Os Sleep não fizeram nada disso: a Dopesmoker é uma música que vai além do revivalismo-Sabbath em que o stoner e o doom, focados nos anos 70, muitas vezes caem. É uma ode não só à sétima década do século XX, mas também às possibilidades das escalas indianas e às grandes peças da erudita – é uma sinfonia de guitarras e baixos, cruzada com uma ópera tribal que exalta a estória de uma caravana fadada a percorrer e a distribuir droga, marijuana, haxixe, chocolate e viagens em forma de fumo e de ondas sonoras pela terra santa das maiores religiões da humanidade, Jerusalém. Assimilando a intensidade de um período romântico, objecto de fetiche do mesmo rock progressivo que maravilhava Matt Pike (que não se cansa de apontar em Mahavishnu Orchestra uma influência-mor), com o negrume do clássico presente no metal e com o ataque psicológico do riff cheio de LSD, elevado ao excesso da repetição, Dopesmoker é uma síntese de alguns dos momentos mais importantes da história da música, com as proporções futuristas de quem compreende frequências.

O que faz da última música dos Sleep uma obra incontornável não é, de todo, a sua abordagem revisionista do passado brilhante e absolutamente inspirador de quem abriu as primeiras portas para a percepção alterada da música.
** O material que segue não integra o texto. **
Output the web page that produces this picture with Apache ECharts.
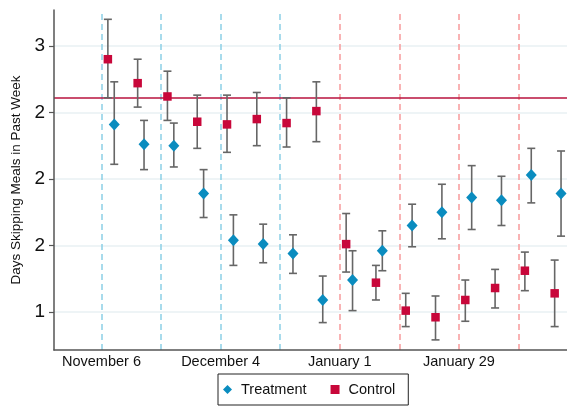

Mais do que estudiosos, Cisneros e companhia apresentaram um novo formato para o rock vindouro, para o metal imaginável e para a música ocidental no geral, com o ponto de partida no oriente. Dopesmoker consegue ser uma ponte entre as vontades mais primitivas da música pesada, que passam essencialmente por distribuir pancada da forma mais bruta, e pelo requinte mais psicadélico dos primeiros anos de rock à séria, e a música funcional, aqui reduzida ao consumo de estupefacientes. Não se deixem enganar – estes não são necessários para se apreciar a obra, mas a sua audição será, sempre, o melhor simulacro da sensação dopada até hoje criado.

Neste disco, foram derrubadas algumas fronteiras da música. Pouco importam os limites, o número de vezes que um riff pode, ou deve, ser tocado, nem tampouco que frequências são mais agradáveis ao ouvido humano – o corpo reage aos baixos e aDopesmoker, a sua mais de uma hora de duração, ouve-se com peito, com o sincronizar entre frequências cardíacas e a bateria animalesca de Hakius, enquanto Cisneros toma conta dos membros. A cabeça, essa, fica à mercê da acidez de Pike.

A reedição da Southern Lord faz jus ao que o disco sempre devia ter sido e exalta as mais graves frequências. Finalmente, um álbum que justifique o ritual de colocar o belo disco no leitor, de ligar a aparelhagem, de levar o volume ao limite, de provocar azia aos vizinhos e de abanar as fundações dos edifícios. A minha casa está mais frágil, mas eu sinto-me capaz de apanhar boleia da nave espacial que está a espreitar à janela.